Touch Samnang, project manager for OCIC, which has not been granted permission to start building on the landfill, said complaints from locals were not his problem.
“In our contract, City Hall is responsible for compensation,” Mr. Samnang said. “If you want to know anything about the contract, you should ask City Hall.”
Phnom Penh deputy governor Chreang Sophan visited Doeumkor village on Tuesday to inspect the site. Contacted Thursday, he said City Hall had no responsibility to the aggrieved families, who live on a narrow strip between the development and the river.
“Those people living on the riverbank are not on the land of the development, so they have no dispute,” Mr. Sophan said.
“If the land is falling in the river, it is not our problem—erosion is natural,” he added when asked about the destruction.
At the site of one of the sand pumps, Sum Koma Vutha, a 40-year-old national police officer, swung peacefully on a hammock, ignoring the racket.
“This is my home, and I don’t agree with the government, but I am paid $300 a month to allow the pump on my land,” Mr. Koma Vutha said.
“I don’t want to be involved but they will put it here no matter what I say,” Mr. Koma Vutha continued. “I am not powerful enough to stop them. I will just take the money.”
Villagers, including Mr. Koma Vutha, spoke, with little hope, of Mr.

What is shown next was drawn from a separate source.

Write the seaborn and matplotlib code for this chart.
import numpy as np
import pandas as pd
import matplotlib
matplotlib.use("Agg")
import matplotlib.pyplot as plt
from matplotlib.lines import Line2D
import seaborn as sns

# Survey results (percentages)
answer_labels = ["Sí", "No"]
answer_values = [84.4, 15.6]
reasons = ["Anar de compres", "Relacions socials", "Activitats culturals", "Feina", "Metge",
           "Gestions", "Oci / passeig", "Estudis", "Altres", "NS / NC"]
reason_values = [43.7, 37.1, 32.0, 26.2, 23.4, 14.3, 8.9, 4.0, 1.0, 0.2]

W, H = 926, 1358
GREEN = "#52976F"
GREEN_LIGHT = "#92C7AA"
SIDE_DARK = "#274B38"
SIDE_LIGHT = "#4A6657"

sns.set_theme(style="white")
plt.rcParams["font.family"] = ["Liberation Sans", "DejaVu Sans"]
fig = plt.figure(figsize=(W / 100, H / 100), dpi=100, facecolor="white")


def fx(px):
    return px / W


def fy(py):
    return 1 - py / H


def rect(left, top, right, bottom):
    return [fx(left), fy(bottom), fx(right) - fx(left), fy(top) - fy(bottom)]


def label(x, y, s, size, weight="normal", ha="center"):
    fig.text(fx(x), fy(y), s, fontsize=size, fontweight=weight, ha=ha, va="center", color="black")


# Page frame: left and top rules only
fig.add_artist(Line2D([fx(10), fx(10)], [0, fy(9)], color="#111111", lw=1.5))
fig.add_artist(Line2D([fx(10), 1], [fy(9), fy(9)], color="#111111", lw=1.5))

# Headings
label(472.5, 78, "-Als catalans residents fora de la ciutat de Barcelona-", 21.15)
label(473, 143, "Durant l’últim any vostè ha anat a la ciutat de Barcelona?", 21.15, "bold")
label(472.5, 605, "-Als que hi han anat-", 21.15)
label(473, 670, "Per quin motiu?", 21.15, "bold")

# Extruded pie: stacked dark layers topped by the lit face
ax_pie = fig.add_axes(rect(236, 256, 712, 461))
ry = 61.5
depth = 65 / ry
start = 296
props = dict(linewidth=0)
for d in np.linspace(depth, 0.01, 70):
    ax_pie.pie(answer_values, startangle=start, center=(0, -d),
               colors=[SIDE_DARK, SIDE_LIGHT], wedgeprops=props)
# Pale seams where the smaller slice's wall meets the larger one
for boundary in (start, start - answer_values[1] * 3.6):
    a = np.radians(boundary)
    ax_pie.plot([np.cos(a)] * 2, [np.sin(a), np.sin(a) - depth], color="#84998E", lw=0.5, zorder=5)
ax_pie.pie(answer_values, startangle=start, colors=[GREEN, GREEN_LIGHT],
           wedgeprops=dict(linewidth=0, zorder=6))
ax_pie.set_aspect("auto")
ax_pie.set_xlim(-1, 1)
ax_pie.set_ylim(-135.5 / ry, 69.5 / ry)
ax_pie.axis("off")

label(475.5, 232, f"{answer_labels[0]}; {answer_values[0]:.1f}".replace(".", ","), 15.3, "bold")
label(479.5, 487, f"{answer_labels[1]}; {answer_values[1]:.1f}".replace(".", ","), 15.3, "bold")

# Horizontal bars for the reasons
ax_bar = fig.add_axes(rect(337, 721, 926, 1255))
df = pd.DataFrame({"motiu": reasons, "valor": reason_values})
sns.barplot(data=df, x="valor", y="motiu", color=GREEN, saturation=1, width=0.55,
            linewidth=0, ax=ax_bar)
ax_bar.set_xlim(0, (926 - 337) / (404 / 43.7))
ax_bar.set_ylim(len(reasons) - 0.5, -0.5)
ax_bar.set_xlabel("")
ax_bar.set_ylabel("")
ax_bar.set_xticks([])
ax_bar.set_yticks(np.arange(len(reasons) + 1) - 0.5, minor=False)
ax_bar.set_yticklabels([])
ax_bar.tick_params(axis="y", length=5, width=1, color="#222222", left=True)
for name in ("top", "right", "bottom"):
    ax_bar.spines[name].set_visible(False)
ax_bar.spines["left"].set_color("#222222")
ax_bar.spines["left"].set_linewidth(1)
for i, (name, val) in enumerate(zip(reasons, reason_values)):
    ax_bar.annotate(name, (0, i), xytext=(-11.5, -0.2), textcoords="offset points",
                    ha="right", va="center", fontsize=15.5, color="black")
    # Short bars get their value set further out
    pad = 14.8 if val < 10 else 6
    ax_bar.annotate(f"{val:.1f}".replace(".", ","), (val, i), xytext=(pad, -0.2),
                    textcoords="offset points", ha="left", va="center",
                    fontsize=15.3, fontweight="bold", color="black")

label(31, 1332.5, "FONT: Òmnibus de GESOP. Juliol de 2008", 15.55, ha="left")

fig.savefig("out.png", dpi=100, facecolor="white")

Sophan’s visit to Chroy Changva. The visit by the city’s deputy governor followed a report in Kampuchea Thmey, a local newspaper, that 22 families had complained to village authorities about the mini-landslides.

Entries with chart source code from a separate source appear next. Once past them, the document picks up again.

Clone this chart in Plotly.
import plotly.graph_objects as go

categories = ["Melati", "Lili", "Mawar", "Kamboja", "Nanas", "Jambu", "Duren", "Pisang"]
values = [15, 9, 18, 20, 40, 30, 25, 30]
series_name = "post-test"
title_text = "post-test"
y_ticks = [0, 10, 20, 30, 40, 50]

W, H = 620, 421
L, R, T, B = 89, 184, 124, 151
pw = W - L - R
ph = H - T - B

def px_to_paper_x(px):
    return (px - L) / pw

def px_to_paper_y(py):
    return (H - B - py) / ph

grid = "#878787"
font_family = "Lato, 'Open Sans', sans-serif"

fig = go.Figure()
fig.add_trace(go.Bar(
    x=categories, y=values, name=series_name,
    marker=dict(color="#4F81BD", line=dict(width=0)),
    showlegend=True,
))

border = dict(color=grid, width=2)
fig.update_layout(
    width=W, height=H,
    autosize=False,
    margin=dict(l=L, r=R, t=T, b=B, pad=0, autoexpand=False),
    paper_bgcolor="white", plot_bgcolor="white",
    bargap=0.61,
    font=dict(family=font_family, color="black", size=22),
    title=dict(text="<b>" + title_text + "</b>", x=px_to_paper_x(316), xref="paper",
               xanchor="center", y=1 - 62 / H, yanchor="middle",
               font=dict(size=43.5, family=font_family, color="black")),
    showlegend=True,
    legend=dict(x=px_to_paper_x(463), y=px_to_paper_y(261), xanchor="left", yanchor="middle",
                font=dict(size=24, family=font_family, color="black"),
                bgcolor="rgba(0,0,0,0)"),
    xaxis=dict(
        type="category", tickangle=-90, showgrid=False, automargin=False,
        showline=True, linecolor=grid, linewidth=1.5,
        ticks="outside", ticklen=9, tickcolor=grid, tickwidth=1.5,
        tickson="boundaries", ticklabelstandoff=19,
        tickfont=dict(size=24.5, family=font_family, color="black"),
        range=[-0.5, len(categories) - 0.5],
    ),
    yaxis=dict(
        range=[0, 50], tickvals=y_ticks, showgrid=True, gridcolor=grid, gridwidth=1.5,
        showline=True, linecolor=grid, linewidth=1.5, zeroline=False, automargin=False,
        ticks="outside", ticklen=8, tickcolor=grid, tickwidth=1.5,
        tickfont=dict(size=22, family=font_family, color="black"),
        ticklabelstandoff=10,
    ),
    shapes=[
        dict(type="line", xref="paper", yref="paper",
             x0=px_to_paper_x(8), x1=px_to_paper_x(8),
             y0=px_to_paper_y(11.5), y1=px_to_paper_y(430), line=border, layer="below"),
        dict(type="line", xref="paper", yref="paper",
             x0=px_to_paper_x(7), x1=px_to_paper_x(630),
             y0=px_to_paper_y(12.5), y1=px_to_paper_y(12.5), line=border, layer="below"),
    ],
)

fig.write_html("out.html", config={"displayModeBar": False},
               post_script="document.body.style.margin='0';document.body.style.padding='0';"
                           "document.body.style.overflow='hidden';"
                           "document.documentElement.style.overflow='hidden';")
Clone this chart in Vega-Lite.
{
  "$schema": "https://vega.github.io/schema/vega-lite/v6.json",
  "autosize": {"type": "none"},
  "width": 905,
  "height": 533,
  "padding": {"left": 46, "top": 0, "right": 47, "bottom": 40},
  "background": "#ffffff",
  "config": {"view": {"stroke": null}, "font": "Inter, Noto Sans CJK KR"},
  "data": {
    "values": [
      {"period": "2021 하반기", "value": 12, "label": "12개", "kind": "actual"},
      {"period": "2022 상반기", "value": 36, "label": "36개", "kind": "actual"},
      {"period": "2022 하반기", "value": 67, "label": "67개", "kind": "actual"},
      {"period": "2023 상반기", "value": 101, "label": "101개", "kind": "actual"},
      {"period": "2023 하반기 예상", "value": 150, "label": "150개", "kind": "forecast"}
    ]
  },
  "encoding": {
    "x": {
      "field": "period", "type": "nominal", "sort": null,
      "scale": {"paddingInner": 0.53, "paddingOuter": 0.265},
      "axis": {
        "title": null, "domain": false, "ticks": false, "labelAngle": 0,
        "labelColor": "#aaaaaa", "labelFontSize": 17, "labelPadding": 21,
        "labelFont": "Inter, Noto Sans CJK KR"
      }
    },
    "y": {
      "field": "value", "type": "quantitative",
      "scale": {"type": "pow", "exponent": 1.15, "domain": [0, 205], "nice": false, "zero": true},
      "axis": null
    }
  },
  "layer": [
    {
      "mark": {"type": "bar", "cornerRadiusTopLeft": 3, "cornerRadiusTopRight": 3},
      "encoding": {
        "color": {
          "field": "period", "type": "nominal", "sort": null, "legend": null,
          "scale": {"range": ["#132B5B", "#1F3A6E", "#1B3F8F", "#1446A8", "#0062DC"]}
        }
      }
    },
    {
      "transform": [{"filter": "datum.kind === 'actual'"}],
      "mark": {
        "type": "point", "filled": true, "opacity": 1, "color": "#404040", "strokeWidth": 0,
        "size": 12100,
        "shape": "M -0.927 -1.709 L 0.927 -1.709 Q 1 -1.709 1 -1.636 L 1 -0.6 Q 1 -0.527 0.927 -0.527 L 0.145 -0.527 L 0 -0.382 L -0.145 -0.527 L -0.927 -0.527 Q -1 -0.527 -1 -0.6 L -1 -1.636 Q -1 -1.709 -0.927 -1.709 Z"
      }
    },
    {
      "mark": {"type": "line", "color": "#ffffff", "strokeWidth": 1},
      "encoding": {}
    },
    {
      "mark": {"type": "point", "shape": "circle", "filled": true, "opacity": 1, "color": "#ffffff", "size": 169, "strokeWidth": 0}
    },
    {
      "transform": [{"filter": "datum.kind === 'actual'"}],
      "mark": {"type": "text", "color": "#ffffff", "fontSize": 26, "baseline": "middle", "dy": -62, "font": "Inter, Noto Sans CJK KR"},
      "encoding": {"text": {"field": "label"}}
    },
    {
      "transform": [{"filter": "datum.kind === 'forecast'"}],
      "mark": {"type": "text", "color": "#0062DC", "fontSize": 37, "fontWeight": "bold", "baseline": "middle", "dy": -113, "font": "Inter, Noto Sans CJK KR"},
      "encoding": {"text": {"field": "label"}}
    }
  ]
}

When questioned, Doeumkor village chief Chea Sam On initially said she had received no complaints. But when shown the newspaper report on the 22 families, she suddenly remembered.
“Yes…22 families have complained, and we passed the complaints to the higher authority,” Ms. Sam On said.
She made her own attempt, she said, to investigate the destructive effect the sand pumping was having on her village.
“All the people who work on the barges and the pumps are Vietnamese,” she said. “I have been to talk to them, but when I ask them questions they cannot answer because they only speak Vietnamese.”
About 500 meters from the village chief’s house, Sophea Nit, a 26-year-old from Kompong Chhnang province, was operating one of the sand pumps.
“Before we can bring the pump, we must first get approval from local authorities,” Mr. Nit said. “From this pump, we are pumping about 2,000 cubic meters of sand per day.”
City Hall in October 2013 outlawed sand dredging in Phnom Penh, citing an overabundance of unlicensed firms dredging around the rivers’ confluence.
In February, three people died when a family home collapsed into the river in Kandal province’s Khsach Kandal district, about 20 km south of the city.
At the time, Marc Goichot, chief of sustainable hydropower and riverbank management for the World Wildlife Fund Greater Mekong Region, said that riverbank erosion was a direct result of unsustainable dredging that posed a serious risk to infrastructure.
Contacted Tuesday, City Hall spokesman Long Dimanche said that any dredging taking place was out of his jurisdiction.
“I will not allow dredging in the city,” Mr. Dimache said. “All dredging is happening in Kandal province and the barges must have permission.”
Kandal governor Phay Bunchhoeun said that while dredging had been stamped out in parts of the river, some companies were being allowed to continue.
“The sand dredging is still happening because a few companies still have a contract,” Mr. Bunchhoeun said, adding that he could not remember the names of those companies.
For Mr. Loeun, who has been deputy chief of Doeumkor village since 1985, determining who is to blame for the dredging and pumping will make no difference.
“We can make the complaints, but we know that nobody listens to us,” Mr. Loeun said. “We are just the small people.”
More important, he explained, was salvaging what he could from the ruins of his fallen home and piecing together a timber shack next door for his extended family.
“There are nine of us living there now,” he said as he nodded toward the makeshift lodging. “But I am afraid that the house could fall in the river any day.”